Testing for Causal Fairness

Abstract: Causality is widely used in fairness analysis to prevent discrimination on sensitive attributes, such as genders in career recruitment and races in crime prediction. However, the current data-based Potential Outcomes Framework (POF) often leads to untrustworthy fairness analysis results when handling high-dimensional data. To address this, we introduce a distribution-based POF that transform fairness analysis into Distributional Closeness Testing (DCT) by intervening on sensitive attributes.
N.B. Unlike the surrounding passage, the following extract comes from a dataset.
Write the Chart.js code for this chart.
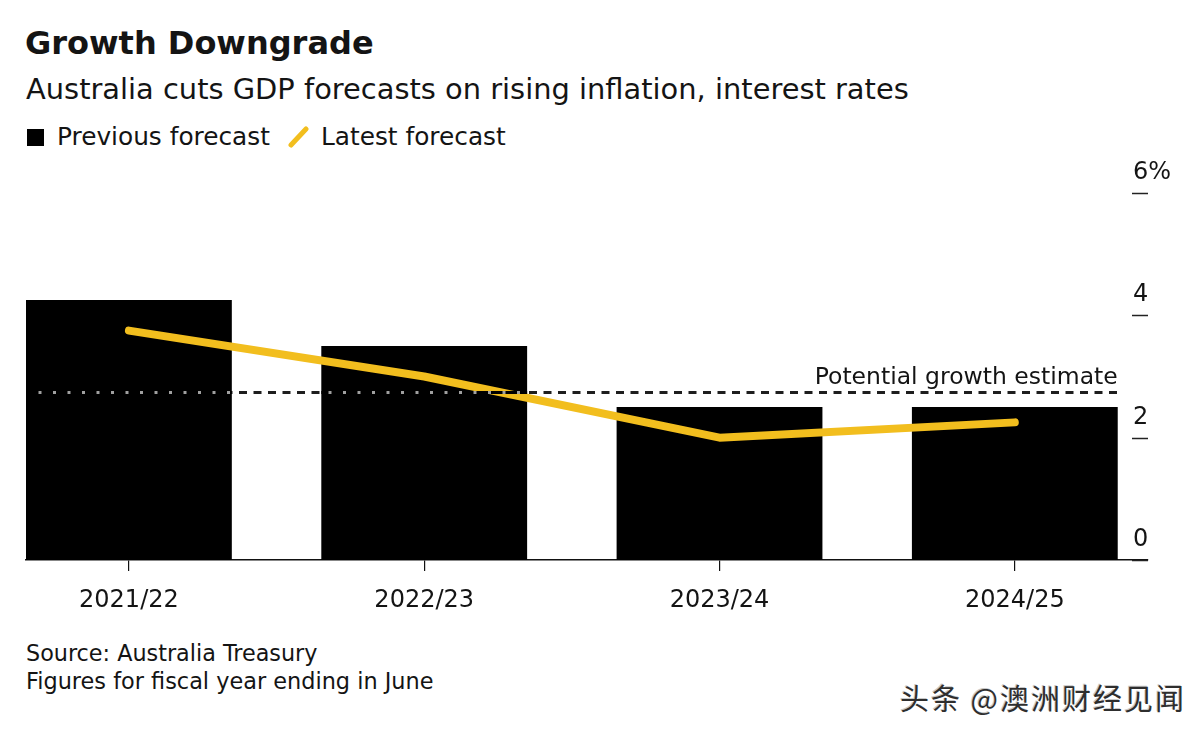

We define counterfactual closeness fairness as the null hypothesis of DCT, where a sensitive attribute is considered fair if its factual and counterfactual potential outcome distributions are sufficiently close. We introduce the Norm-Adaptive Maximum Mean Discrepancy Treatment Effect (N-TE) as a statistic for measuring distributional closeness and apply DCT using the empirical estimator of NTE, referred to Counterfactual Fairness-CLOseness Testing ($\textrm{CF-CLOT}$). To ensure the trustworthiness of testing results, we establish the testing consistency of N-TE through rigorous theoretical analysis. $\textrm{CF-CLOT}$ demonstrates sensitivity in fairness analysis through the flexibility of the closeness parameter $\epsilon$. Unfair sensitive attributes have been successfully tested by $\textrm{CF-CLOT}$ in extensive experiments across various real-world scenarios, which validate the consistency of the testing.